[A block of data]
+++++

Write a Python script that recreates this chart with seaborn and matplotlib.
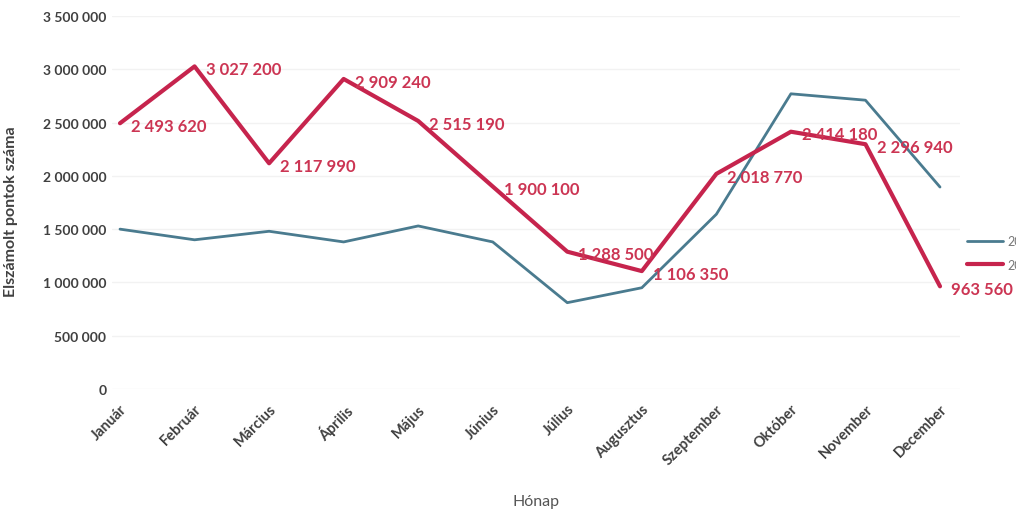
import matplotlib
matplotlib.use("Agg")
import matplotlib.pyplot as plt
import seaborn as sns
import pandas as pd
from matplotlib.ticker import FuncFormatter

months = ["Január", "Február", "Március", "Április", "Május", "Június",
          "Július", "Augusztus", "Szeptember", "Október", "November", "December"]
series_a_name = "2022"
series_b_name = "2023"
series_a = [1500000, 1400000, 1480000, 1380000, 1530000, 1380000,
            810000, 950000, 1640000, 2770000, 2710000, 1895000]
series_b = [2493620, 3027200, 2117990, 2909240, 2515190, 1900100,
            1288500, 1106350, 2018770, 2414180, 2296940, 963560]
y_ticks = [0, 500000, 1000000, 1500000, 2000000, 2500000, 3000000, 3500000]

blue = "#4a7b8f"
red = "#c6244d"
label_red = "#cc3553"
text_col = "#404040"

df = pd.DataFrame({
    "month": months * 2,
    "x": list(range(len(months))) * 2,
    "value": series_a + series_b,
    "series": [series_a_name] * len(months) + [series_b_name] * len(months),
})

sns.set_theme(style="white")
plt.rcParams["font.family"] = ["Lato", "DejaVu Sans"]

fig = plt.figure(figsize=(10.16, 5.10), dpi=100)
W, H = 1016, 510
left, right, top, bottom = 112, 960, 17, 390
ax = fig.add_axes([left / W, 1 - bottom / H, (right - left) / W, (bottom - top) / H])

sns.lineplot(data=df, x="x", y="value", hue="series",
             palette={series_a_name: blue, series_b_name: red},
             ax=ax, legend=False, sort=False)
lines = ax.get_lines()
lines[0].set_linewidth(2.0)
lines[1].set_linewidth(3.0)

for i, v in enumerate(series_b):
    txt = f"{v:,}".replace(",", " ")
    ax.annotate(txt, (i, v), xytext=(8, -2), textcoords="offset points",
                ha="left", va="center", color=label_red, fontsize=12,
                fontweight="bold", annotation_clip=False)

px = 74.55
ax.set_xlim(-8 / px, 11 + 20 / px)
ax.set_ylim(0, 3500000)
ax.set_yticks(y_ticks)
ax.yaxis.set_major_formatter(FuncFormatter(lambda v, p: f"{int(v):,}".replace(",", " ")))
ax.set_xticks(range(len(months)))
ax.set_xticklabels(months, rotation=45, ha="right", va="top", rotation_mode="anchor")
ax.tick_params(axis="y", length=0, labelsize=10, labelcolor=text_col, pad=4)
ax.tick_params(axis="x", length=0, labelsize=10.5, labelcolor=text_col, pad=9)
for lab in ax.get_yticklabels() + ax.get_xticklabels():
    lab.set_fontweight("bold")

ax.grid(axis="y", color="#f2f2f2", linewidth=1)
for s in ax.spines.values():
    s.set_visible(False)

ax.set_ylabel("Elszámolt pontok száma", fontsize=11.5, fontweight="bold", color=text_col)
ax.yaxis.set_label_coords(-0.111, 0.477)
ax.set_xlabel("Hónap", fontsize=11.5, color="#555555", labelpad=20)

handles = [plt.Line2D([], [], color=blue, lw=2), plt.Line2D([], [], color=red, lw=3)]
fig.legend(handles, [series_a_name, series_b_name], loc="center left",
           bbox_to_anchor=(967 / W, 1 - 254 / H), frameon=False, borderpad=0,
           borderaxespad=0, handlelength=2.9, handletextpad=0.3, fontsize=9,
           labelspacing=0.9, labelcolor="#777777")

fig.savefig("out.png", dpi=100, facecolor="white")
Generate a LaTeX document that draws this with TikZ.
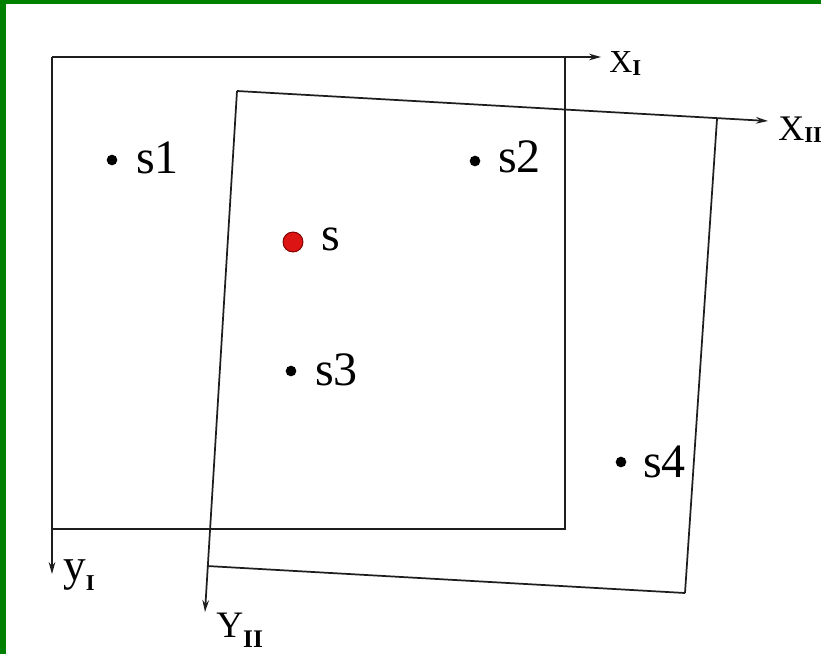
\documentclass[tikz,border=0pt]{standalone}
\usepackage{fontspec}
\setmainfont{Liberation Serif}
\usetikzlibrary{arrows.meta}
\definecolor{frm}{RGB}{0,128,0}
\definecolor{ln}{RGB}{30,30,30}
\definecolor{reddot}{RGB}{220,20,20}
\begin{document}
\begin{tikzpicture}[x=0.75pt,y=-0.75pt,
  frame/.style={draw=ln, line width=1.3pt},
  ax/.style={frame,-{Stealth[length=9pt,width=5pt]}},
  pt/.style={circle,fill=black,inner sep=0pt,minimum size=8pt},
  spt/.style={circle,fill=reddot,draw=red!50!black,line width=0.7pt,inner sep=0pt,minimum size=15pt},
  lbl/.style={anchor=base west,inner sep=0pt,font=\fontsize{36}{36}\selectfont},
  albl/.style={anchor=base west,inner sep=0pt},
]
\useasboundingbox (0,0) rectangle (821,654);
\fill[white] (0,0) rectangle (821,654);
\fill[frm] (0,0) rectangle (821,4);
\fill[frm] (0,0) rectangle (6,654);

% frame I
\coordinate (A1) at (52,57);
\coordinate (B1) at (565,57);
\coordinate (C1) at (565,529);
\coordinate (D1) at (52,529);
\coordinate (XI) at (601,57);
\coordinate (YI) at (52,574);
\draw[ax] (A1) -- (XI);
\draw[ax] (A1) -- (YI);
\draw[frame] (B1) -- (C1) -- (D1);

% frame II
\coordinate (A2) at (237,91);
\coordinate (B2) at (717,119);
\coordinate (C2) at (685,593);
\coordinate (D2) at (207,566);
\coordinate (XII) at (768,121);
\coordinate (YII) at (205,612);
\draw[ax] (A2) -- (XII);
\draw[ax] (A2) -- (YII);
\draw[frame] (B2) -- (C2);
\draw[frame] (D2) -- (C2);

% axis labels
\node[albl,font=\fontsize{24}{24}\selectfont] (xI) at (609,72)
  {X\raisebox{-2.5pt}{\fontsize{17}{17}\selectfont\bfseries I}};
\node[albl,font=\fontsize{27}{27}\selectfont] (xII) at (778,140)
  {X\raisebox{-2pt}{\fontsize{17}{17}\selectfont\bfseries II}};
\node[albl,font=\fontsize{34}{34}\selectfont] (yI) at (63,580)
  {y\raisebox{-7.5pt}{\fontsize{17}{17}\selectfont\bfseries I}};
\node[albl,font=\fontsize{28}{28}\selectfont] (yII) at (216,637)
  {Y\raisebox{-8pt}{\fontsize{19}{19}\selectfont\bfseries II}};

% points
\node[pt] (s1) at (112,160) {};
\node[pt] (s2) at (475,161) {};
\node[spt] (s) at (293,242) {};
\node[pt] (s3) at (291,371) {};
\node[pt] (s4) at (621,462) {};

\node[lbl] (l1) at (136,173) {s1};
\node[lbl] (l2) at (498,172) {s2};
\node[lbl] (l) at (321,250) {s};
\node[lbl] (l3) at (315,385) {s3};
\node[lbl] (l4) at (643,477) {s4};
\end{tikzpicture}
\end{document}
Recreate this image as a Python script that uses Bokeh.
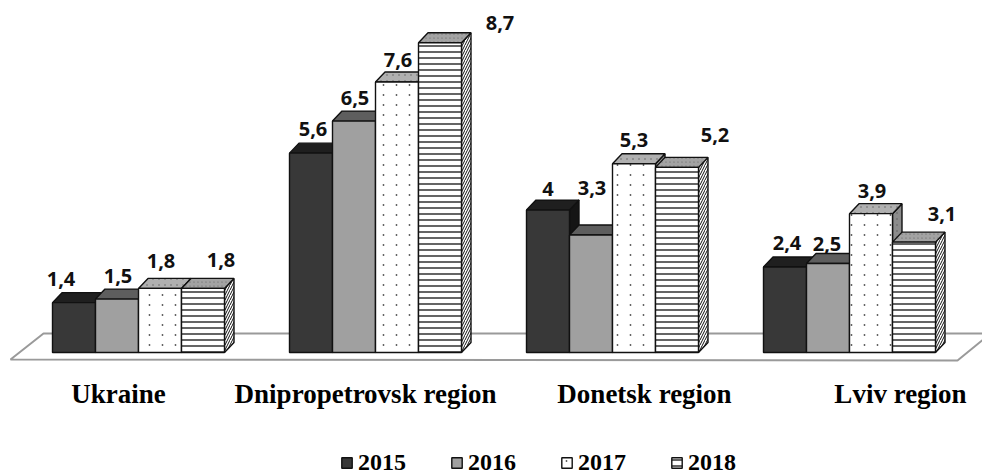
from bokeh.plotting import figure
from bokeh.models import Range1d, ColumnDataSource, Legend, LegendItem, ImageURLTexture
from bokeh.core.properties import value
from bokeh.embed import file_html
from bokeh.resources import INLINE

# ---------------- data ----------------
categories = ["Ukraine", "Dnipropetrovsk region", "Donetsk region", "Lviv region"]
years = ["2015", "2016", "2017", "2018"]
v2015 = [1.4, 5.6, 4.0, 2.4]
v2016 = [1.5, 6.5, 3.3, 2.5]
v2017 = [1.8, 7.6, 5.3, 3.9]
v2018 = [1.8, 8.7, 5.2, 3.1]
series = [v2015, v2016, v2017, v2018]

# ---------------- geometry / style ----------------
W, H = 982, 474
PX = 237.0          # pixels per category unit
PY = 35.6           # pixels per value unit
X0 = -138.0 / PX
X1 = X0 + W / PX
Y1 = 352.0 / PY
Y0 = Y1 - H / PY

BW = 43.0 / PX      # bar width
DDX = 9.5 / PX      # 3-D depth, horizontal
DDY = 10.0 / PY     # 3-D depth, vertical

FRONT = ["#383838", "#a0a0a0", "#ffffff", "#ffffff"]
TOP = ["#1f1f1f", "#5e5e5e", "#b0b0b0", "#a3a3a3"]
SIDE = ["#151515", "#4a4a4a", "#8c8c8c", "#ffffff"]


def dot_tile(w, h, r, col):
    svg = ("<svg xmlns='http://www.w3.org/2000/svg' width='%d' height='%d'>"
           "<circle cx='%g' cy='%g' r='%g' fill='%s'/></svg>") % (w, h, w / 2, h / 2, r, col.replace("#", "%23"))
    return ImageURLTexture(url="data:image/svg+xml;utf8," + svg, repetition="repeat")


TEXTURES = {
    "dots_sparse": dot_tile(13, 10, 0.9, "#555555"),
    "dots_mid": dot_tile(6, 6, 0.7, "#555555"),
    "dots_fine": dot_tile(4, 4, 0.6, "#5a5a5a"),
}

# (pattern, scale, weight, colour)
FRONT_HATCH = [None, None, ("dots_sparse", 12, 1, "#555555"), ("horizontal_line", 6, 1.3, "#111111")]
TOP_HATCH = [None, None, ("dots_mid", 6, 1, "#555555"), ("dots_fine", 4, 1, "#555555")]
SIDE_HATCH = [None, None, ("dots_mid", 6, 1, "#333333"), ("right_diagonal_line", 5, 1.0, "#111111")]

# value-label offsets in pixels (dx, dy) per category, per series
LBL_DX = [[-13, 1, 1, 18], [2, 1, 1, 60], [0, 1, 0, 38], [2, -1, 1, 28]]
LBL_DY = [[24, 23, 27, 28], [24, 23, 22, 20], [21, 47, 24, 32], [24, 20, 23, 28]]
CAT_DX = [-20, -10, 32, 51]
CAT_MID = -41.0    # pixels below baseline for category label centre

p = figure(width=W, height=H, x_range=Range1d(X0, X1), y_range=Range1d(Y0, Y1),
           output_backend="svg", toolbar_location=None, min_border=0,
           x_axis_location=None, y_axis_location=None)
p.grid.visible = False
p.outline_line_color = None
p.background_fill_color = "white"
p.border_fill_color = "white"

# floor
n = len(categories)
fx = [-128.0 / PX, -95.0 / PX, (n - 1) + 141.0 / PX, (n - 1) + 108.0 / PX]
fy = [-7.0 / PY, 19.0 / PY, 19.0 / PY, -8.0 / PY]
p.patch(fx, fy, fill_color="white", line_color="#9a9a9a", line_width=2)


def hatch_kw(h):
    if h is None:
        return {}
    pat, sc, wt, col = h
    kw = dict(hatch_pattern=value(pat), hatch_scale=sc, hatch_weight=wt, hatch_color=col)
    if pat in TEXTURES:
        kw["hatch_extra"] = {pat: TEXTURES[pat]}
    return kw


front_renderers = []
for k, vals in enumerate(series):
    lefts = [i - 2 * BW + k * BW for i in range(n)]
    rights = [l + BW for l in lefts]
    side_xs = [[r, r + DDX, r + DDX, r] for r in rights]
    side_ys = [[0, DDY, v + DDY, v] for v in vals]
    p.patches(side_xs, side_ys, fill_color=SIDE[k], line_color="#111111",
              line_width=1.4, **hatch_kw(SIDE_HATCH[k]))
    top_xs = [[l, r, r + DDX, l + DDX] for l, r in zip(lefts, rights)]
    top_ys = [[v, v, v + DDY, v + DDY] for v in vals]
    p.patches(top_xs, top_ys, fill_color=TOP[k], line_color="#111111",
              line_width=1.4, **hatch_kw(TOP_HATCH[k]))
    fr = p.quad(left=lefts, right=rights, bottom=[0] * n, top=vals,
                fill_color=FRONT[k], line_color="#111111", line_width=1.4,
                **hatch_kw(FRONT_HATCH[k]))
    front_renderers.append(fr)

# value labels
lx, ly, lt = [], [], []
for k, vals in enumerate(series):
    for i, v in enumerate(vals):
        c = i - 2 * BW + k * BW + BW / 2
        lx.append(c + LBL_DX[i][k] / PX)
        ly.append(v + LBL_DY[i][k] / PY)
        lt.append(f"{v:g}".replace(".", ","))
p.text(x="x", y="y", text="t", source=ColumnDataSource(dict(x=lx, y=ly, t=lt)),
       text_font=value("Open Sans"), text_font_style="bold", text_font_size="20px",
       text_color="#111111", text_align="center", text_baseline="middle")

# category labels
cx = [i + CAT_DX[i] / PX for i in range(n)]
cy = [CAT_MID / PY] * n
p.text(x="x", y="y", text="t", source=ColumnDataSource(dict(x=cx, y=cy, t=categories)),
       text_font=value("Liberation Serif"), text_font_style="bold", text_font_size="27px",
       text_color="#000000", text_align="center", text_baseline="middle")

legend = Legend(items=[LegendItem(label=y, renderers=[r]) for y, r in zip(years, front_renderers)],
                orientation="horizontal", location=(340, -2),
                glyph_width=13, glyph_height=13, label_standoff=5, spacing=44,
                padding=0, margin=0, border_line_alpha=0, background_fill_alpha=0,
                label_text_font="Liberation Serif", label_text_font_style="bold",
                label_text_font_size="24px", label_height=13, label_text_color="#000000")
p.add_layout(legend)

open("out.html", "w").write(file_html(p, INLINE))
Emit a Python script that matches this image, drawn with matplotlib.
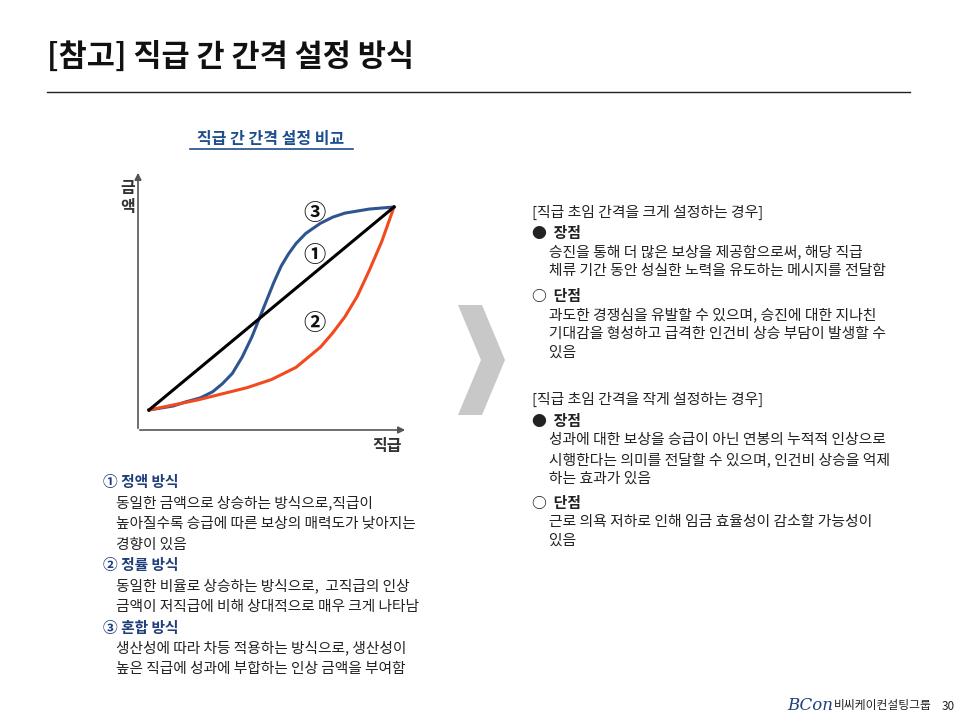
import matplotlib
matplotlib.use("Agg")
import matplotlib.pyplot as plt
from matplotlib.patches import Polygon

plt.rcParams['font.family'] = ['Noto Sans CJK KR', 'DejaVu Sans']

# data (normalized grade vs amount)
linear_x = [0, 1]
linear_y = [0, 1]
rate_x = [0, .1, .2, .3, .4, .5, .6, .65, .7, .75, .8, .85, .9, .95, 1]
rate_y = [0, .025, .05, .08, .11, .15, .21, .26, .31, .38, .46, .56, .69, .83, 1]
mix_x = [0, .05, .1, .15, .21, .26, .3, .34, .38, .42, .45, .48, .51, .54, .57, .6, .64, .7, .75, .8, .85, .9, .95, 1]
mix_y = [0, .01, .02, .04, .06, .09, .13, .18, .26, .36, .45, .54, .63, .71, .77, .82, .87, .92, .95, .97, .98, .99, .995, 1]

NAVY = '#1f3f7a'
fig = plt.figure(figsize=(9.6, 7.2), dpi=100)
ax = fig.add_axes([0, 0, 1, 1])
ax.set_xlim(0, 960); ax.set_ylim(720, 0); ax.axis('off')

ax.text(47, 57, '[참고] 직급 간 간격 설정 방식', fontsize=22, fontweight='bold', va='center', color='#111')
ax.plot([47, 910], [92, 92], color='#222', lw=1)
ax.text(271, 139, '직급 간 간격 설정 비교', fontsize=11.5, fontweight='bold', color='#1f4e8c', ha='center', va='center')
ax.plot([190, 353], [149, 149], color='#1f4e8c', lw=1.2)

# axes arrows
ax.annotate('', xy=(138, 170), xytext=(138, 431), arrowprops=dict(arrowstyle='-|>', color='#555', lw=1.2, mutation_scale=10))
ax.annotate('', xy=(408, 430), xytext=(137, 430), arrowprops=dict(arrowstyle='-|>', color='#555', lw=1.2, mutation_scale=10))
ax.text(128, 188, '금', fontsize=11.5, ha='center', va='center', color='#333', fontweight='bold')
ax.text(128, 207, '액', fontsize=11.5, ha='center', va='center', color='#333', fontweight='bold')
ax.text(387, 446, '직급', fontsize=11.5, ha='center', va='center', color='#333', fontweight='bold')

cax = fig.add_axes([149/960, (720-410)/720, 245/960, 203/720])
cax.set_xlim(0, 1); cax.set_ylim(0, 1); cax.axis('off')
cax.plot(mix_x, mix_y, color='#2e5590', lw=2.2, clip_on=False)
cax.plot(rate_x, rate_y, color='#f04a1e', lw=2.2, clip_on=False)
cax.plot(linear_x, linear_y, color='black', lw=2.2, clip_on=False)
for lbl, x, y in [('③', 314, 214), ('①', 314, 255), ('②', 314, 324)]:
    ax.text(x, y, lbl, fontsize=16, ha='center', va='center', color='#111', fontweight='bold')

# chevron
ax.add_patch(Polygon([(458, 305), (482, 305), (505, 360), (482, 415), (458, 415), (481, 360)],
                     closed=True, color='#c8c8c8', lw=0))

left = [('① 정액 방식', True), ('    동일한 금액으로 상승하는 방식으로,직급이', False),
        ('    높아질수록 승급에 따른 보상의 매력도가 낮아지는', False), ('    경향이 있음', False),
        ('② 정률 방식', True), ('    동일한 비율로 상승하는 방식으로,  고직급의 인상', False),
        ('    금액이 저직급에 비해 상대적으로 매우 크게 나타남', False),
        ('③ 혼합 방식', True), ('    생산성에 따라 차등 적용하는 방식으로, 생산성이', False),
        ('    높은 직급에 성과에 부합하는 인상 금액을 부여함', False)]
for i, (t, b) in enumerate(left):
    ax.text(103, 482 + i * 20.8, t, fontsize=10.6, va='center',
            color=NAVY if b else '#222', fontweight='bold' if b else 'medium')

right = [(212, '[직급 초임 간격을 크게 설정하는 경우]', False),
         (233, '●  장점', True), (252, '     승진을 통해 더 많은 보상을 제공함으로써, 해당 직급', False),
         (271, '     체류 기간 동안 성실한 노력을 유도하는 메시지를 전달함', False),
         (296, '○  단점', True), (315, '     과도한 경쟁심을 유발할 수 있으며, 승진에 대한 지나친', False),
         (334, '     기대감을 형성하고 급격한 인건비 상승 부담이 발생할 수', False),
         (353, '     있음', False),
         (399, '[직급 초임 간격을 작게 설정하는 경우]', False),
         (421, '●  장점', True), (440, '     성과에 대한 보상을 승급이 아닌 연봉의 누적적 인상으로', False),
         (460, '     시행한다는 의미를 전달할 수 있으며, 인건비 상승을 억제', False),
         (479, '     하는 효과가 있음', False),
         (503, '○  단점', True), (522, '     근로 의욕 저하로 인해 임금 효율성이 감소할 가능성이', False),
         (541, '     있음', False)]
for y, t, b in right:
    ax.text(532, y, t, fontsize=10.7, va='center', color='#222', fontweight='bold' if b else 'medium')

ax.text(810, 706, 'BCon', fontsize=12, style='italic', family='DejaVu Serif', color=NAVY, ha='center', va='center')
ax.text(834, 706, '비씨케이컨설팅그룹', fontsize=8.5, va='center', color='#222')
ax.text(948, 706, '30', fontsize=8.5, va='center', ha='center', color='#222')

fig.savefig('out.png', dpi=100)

+++++

Objective. Retype the lines above exactly as they appear, from the line containing "Emit a Python" through the line containing "plt.rcParams['font.family'] = ['Noto", and leave out any pictures.

Reply.
Emit a Python script that matches this image, drawn with matplotlib.
import matplotlib
matplotlib.use("Agg")
import matplotlib.pyplot as plt
from matplotlib.patches import Polygon

plt.rcParams['font.family'] = ['Noto Sans CJK KR', 'DejaVu Sans']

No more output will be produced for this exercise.